** Given problem **
Reproduce the top of the data verbatim, through and including the line that contains "import matplotlib.pyplot as plt".

((

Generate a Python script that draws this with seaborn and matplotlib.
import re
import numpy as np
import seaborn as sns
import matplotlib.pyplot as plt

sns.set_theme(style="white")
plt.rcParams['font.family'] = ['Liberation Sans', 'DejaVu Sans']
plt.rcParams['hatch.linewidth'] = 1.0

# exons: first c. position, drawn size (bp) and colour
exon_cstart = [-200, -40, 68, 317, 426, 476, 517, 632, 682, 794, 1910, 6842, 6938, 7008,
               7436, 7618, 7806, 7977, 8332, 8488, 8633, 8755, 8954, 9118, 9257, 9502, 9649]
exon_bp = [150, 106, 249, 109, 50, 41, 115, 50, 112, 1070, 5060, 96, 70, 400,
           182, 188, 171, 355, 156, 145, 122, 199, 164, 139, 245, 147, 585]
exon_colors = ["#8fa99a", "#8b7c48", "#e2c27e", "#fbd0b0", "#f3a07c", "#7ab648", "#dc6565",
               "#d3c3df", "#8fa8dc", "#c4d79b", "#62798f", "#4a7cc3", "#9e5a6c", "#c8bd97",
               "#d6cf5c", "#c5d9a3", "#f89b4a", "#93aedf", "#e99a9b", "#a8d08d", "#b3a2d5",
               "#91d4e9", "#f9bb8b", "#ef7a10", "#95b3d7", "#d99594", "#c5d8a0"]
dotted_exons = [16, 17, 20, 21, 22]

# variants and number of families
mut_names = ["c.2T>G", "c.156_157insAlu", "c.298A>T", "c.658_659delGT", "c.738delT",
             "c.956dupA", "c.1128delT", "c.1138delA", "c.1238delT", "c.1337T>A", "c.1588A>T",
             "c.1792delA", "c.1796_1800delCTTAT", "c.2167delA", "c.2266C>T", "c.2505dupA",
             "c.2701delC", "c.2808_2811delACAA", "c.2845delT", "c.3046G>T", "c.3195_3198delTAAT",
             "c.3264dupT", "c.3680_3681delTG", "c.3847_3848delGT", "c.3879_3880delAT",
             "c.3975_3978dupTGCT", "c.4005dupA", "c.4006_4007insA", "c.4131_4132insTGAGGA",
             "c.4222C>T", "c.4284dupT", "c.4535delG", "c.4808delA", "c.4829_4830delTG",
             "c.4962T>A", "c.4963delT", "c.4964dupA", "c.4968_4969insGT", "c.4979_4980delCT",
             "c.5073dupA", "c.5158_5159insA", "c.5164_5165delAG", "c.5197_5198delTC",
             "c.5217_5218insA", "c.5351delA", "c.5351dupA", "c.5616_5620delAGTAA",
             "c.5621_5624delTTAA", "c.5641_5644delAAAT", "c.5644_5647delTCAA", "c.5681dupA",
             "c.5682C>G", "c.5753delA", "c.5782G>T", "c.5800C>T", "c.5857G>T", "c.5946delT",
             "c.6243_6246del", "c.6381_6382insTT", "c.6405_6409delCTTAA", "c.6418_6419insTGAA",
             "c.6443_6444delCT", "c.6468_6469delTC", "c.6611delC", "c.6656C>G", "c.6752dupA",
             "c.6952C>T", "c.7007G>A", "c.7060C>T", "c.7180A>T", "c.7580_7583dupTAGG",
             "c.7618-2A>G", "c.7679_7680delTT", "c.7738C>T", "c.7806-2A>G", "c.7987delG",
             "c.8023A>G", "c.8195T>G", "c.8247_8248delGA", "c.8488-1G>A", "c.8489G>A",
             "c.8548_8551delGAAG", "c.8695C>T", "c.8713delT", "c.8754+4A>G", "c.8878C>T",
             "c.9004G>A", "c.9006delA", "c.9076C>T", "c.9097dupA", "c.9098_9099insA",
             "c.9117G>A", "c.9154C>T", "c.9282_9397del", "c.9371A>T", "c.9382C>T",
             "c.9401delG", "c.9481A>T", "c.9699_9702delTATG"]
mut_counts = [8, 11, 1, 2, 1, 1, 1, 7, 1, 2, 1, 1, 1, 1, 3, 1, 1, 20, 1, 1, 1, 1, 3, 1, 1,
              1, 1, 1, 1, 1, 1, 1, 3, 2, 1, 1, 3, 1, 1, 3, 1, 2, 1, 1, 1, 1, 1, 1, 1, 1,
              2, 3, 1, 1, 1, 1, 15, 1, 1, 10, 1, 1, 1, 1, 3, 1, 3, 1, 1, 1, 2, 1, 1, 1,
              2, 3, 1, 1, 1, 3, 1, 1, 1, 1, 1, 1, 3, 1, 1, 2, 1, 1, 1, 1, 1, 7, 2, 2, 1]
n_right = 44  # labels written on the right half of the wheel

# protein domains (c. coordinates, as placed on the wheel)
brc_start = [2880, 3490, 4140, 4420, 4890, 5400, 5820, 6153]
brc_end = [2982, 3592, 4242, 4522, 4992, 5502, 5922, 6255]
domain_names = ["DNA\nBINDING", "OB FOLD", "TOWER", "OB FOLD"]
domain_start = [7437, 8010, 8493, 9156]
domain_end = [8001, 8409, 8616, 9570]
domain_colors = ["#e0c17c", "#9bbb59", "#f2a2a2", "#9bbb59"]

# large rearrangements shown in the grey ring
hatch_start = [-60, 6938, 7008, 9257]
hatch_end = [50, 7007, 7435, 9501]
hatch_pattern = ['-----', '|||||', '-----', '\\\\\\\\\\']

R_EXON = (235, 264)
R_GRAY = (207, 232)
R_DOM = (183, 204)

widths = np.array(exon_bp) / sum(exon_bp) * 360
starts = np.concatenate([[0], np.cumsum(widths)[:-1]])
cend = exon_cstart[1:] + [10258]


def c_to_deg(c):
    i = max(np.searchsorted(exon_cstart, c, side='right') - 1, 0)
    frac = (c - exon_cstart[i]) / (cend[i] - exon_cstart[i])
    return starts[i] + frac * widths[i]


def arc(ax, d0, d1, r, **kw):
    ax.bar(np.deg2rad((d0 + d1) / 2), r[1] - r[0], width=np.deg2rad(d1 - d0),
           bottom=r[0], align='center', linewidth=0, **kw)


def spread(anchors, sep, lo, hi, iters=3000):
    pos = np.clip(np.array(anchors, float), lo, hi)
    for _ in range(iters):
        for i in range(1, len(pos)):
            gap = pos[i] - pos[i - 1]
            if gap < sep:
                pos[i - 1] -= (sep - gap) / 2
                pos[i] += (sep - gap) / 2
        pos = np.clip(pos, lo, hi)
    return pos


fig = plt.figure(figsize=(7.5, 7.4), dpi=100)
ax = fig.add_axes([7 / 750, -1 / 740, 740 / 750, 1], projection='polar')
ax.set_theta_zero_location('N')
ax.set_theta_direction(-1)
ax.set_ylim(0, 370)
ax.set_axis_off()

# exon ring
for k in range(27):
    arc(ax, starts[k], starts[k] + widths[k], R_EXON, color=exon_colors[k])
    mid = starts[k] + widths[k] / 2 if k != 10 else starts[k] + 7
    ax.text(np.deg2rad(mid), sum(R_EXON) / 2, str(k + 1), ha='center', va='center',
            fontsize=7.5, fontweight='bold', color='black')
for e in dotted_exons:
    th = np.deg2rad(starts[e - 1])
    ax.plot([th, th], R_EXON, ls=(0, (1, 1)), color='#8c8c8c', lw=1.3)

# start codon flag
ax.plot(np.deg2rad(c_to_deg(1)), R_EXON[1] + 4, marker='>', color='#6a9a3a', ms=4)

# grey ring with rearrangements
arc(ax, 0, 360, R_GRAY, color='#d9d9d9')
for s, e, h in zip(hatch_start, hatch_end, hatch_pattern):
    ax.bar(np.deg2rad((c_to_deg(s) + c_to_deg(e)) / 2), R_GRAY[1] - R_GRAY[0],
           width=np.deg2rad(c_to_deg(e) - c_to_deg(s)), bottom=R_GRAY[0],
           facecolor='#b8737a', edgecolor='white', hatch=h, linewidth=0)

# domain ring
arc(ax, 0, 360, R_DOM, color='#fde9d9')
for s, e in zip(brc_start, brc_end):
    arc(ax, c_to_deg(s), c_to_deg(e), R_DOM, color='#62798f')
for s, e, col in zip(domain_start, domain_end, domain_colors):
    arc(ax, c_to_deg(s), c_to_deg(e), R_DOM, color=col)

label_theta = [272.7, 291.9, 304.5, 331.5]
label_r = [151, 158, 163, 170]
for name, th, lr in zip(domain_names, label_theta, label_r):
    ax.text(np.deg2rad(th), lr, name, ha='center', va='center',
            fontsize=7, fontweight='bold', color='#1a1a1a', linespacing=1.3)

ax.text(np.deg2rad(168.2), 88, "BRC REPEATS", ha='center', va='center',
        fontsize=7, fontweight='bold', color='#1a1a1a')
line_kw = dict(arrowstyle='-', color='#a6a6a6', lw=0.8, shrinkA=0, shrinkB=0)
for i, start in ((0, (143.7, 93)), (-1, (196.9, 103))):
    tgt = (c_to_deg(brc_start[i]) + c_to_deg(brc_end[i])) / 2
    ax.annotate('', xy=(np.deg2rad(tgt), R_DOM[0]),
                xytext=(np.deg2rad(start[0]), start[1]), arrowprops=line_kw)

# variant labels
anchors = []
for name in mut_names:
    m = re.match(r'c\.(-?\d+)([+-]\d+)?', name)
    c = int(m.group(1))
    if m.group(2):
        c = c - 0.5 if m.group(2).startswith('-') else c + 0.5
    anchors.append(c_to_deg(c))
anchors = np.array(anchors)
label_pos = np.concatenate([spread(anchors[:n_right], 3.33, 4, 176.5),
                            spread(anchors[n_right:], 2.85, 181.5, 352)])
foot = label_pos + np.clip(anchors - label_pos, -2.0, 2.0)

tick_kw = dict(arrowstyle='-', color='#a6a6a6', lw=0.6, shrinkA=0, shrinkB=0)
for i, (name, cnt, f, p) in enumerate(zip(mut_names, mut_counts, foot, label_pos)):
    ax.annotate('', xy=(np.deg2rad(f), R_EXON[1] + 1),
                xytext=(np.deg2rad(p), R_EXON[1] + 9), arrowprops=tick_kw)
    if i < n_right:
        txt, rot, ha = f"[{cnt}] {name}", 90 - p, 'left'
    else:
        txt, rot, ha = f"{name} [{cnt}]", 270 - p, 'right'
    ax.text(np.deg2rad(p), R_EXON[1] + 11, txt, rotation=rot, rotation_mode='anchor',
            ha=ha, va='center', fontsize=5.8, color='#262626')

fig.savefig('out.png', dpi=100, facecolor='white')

))

** Exercise solution **
Generate a Python script that draws this with seaborn and matplotlib.
import re
import numpy as np
import seaborn as sns
import matplotlib.pyplot as plt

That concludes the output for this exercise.